Predictability of Coupled GCM Forecasts: NCEP CFS, CliPAS, and DEMETER

Emilia K. Jin
COLA
Abstract:

The SST predictability of CGCM hindcasts is investigated by analyzing structure of systematic error and estimating the growth of forecast error from small initial perturbations. Focusing on the NCEP Coupled Forecast System (CFS) having 9-month integrations for all 12 calendar months, the CGCM datasets that come from the CliPAS (Climate Prediction and its Application to Society) and DEMETER (European Multimodel Ensemble system for seasonal to inTERannual prediction) projects are used. The 12 models used are fully coupled ocean-land-atmosphere dynamical seasonal prediction systems with 5- to 9-month integrations for 3 to 15 different initial conditions for summer and winter seasons in the common 23 years from 1981 to 2003.

For up to two forecast months, the SST systematic error more than doubles over the whole global ocean. Beyond two months lead time, the subsequent increase shows a clear seasonal and regional dependence irrespective of lead time. After removing the systematic error, the root-mean-square error of SST anomaly also shows a clear seasonality distinguished from that of the systematic error. From the initial state, the growth of forecast error and the lower limit of error in the forecast system are investigated with respect to lead time. In coupled GCMs, initial error growth is saturated within two months and then error growth is following the identical model error for all initial cases. Therefore, Lorenz curve of ensemble mean is not growing. While, Lorenz curve of individual member in CFS grows as fast as forecast error because it has large ensemble spread due to instability of coupled system.

Overall forecast skills of the state-of-the-art coupled GCMs are assessed. Focusing on tropical Pacific region, forecasted annual mean, annual cycle, and its influence on forecast skill is analyzed with respect to lead month. The predictability with respect to ENSO phase shows that the phase locking of the ENSO to the mean annual cycle has an influence on the seasonal dependence of skill. Growth phase of both warm and cold events is more predictable than decay phase and normal events are far less predictable than warm and cold events. As a reference, dynamic-statistical SST forecast skill for tier-two forecast system is also compared.

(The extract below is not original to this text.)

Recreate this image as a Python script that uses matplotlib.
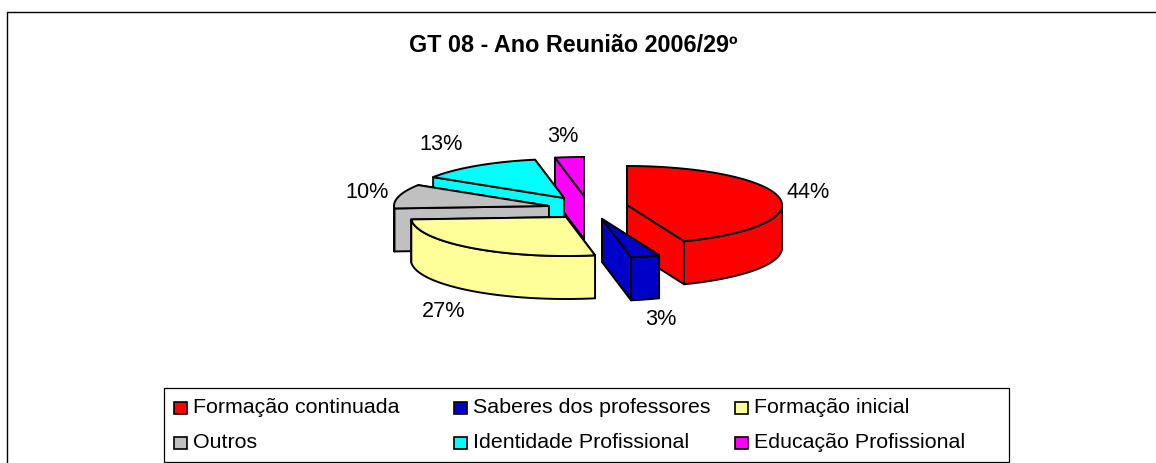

The behavior of multiple CGCMs in long simulations is also investigated as the cause of forecast error in short-term forecasts with respect to lead time. The main analysis focuses on the CFS and the SINTEX, SNU and UKMO models are analyzed also, since they provide both more than 50-year control simulations and 23-year forecasts. For the ENSO forecasts in CFS, a constant phase shift with respect to lead month is clear, using monthly forecast composite data. This feature is related with model properties having a long life cycle with a summer peak that differs from observations, as shown in the long run case. For other models, the systematic errors in the long run - for example, mean bias, phase shift, weak amplitude, and wrong seasonal cycle - are reflected in the forecast skill as a major factor limiting predictability. Accordingly, the influence of coupled model errors on real forecasts is an important factor degrading the predictability after the influence of initial conditions fades out with respect to lead time.